The story remains the same. Improving foothold on domestic rare earth metals market which is strategically important to the U.S. and magnets which are integral to EVs. A few hurdles to clear, but I believe will be cleared in time. Main hurdle is severing China connection which the DOE has made clear. Given status as only rare earth metals mine in U.S. right now, once processing is online here, I’d expect that Chinese investor Shenghe is bought out. DOE has already given company money, I expect more. Company expects  to 4x current revenues by 2023 to over $400m which I think is about right +/- a year.

The weekly chart is in the midrange but weak. So, only small nibbles for now from investors without a position or sell cash-secured puts. 

Daily chart is closing in on oversold and volume has fallen, so short-term correction appears to be within days of ending. Stock is volatile though, so a small rally could be met with renewed selling pressure to bring the weekly chart down. Could very easily see lower $20s as SPACs are under attack in general and narratives inspire emotional trading. If you see lower $20s on this one that coincides with oversold or nearly oversold on weekly chart, back up the truck. 

Ontrack (OTRK)

Ontrack continues to expand its AI-powered and telehealth-enabled provider network coming to terms with more provider networks. Picking up a lot of business related to Medicare patients, which is in addition to VA deal. I see massive growth here. Losing the Aetna deal, which might be temporary, I think is a chance at a “do over” to buy this one. 

The weekly chart touched oversold and looks like it might touch again this week. For any growth oriented investor, this is a must own in my opinion. The upside is enormous and there’s not much downside (we love that). 

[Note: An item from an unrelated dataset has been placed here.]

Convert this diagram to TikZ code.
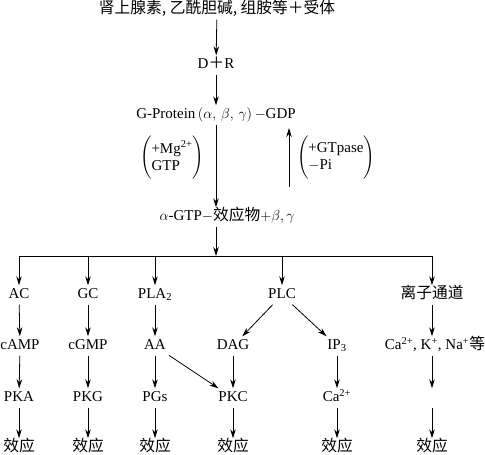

The daily chart is flirting with oversold. 

SunPower (SPWR)

The most financially well backed company in solar with Total (TOT) as majority owner. Growth in solar is massive. Infrastructure plan is being called “stealth green new deal” by WSJ. International governments are pushing more aggressive carbon neutrality goals. Part of rebuilding the world is flipping the energy system to be mostly renewable. 

The weekly chart is approaching oversold. Hype wore off, now the froth is getting blown off. I think huge buying in lower $20s or upper teens would materialize. 

The daily chart touched oversold recently and could do so again, at which point weekly is nearly oversold again. Again, signs point to big support just a few bucks down. Be ready to move to a full position if you are not already there. If you are, you can sell puts if the price gets to around $20/share just to collect premium. 

ViacomCBS (VIAC)

The Viacom library is massive and highly valuable. Paramount+ is in the group of 5 streamers I think are “must owns” for most people. Leading positions in sports and news is a massive plus. Make sure to watch 60 Minutes, the clock is ticking on a rebound here. The previous price high I think we will be met again, it”ll take some time though without massive leverage of a big hedge fund. That hedge fund unwinding is what pushed Viacom down so far. That’s over. 

The weekly chart is nearly oversold again, but looks like will avoid outright oversold. See the green trend line I drew. That was resistance, then support, but only broke on the pandemic. I don’t think it breaks again and if it does, is very temporary. In fact, it might mark a new uptrend.

Daily chart is oversold and ready to pivot upward. Could take a month or two to really move up, but major selling pressure is abating.

Discovery (DISCA

Not a must own for streamers, but integral to building content bundles for cable and for bundles that are coming to streaming packages offered by internet providers, i.e. cable and telephone companies. Also a buyout target in my opinion. Sold off by same hedge fund implosion as Viacom. Similar charts.

Weekly chart is forming exact same patterns as VIAC. Buyers are starting to offset sellers. Selling has fallen off in fact. 

Daily chart has been oversold and might revisit one more time. Lower $30s looks pretty firm. 

Disclosure: I am/we are long MP, GOLD, VIAC, DISCA, OTRK, SPWR.

I wrote this article myself, and it expresses my own opinions. I am not receiving compensation for it. I have no business relationship with any company whose stock is mentioned in this article.